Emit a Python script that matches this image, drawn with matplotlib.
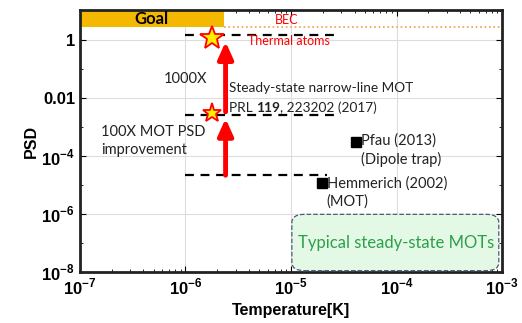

_____

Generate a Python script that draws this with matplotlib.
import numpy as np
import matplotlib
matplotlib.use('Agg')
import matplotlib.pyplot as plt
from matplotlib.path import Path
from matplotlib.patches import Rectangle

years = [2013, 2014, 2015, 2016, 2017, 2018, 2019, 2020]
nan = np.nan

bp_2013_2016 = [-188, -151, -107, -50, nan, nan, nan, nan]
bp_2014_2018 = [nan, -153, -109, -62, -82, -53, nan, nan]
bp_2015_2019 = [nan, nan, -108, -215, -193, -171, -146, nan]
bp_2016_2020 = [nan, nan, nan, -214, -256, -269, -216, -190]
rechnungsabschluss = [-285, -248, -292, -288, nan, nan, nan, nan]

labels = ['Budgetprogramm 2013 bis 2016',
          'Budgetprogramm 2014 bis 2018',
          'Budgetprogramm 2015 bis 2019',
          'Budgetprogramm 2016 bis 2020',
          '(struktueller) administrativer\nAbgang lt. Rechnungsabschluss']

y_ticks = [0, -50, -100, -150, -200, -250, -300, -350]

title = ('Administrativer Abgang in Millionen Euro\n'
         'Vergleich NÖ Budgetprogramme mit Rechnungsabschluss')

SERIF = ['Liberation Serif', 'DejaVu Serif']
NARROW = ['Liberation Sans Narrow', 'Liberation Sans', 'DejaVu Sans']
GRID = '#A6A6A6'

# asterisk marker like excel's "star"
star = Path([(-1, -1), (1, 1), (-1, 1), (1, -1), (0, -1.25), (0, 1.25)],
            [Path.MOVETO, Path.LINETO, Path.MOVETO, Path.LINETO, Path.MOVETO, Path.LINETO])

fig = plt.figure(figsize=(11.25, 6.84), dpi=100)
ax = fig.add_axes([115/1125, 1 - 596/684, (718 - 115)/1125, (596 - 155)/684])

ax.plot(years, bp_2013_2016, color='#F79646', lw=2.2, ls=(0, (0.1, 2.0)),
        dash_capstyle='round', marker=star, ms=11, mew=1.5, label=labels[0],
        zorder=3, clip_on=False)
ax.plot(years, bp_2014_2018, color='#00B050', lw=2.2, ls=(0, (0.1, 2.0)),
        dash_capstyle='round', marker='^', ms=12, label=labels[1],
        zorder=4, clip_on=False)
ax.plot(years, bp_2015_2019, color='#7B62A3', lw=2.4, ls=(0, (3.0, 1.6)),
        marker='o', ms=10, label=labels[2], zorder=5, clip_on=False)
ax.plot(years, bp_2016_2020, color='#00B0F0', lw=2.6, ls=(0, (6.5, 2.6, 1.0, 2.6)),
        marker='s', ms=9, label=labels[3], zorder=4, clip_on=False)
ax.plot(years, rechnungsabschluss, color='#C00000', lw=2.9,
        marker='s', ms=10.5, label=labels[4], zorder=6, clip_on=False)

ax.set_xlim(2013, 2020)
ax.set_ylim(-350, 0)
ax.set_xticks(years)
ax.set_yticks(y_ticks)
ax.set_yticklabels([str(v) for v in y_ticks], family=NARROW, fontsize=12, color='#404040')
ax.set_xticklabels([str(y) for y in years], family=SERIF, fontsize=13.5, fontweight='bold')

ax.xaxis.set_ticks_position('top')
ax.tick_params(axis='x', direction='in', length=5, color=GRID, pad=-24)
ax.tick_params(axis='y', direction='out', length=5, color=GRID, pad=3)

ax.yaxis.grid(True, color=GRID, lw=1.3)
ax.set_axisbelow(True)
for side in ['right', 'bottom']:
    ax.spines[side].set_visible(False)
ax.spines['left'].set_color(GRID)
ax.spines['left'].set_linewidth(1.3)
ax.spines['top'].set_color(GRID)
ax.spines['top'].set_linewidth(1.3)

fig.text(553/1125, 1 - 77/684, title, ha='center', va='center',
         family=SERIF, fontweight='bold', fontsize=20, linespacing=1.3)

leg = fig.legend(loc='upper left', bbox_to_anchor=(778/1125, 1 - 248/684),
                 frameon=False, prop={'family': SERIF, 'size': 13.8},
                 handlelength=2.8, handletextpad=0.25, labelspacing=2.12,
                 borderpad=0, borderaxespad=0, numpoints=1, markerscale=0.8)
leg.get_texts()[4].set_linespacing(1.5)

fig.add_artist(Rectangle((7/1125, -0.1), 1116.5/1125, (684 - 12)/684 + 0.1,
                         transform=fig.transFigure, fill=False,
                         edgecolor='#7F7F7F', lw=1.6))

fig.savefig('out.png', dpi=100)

_____

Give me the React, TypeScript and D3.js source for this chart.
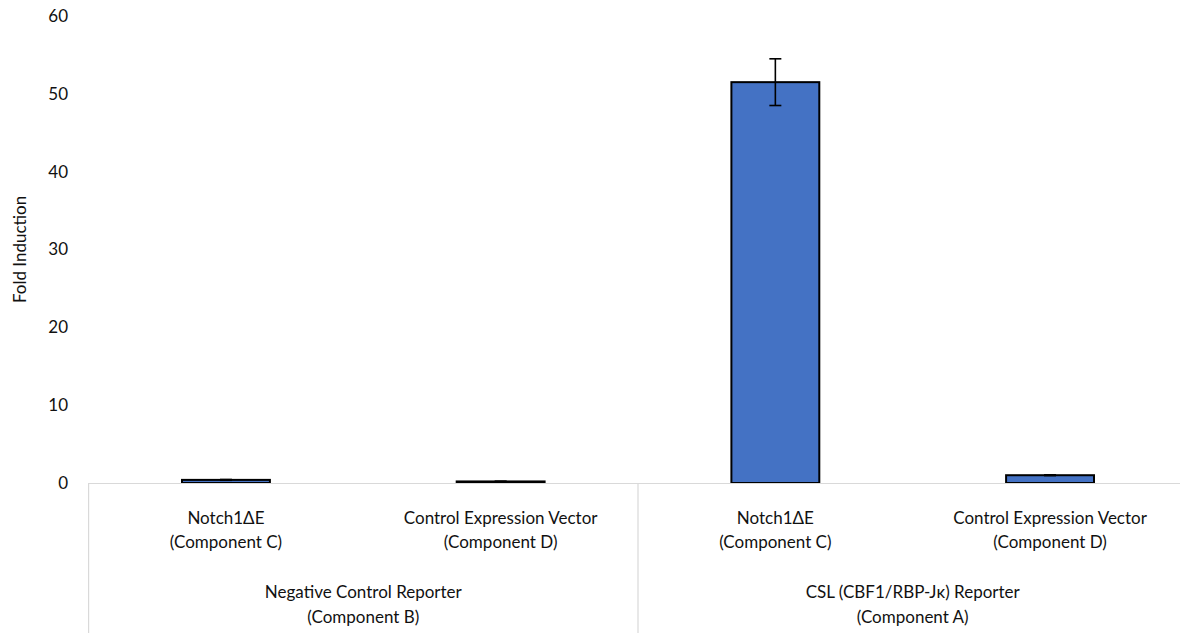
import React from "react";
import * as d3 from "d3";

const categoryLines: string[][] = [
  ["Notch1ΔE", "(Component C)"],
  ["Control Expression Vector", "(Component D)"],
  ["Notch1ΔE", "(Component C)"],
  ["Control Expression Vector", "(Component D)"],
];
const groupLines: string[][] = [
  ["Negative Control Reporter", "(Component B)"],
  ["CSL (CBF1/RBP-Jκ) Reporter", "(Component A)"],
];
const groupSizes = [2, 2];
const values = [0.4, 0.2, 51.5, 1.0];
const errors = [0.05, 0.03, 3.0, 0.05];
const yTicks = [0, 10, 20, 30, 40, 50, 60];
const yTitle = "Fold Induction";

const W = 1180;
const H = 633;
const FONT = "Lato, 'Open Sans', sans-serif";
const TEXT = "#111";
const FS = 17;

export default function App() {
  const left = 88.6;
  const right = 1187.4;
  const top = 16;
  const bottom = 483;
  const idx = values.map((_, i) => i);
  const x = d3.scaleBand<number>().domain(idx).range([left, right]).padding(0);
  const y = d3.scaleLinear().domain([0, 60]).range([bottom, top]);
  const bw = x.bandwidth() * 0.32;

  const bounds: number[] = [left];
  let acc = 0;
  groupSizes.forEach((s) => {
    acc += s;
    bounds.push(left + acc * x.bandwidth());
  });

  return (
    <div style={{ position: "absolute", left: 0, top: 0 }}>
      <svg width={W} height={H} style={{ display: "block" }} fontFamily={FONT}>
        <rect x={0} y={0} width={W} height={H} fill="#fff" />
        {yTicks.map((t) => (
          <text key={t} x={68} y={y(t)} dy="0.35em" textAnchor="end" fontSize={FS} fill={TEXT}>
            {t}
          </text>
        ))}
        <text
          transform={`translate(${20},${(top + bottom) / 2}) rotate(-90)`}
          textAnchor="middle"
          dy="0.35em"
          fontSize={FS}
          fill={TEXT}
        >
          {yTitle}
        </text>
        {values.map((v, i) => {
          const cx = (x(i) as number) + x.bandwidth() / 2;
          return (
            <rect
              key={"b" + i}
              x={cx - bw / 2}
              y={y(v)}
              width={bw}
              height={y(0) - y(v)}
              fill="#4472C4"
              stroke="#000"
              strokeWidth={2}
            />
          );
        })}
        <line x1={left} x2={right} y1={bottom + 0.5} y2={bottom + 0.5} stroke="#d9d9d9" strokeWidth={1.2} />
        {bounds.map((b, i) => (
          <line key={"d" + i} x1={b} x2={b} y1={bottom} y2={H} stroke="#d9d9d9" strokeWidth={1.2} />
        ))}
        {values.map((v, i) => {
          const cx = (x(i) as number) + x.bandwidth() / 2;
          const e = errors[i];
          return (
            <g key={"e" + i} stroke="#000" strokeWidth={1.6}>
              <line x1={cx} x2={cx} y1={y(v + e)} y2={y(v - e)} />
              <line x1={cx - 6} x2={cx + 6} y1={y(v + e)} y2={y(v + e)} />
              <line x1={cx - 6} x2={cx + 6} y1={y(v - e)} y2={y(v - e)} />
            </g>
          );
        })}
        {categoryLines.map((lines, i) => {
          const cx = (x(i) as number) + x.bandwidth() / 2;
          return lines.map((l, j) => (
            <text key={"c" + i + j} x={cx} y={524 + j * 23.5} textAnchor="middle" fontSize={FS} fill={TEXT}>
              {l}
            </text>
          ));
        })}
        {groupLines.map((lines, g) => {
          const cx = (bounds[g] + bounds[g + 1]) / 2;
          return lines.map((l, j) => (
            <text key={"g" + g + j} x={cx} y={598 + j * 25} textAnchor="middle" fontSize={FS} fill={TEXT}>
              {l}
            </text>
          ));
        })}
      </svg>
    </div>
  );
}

_____

EXERCISE PROMPT: Repeat exactly, and only, the lines from the one containing "Generate a Python" through the one containing "nan = np.nan", both included.

TASK RESPONSE:
Generate a Python script that draws this with matplotlib.
import numpy as np
import matplotlib
matplotlib.use('Agg')
import matplotlib.pyplot as plt
from matplotlib.path import Path
from matplotlib.patches import Rectangle

years = [2013, 2014, 2015, 2016, 2017, 2018, 2019, 2020]
nan = np.nan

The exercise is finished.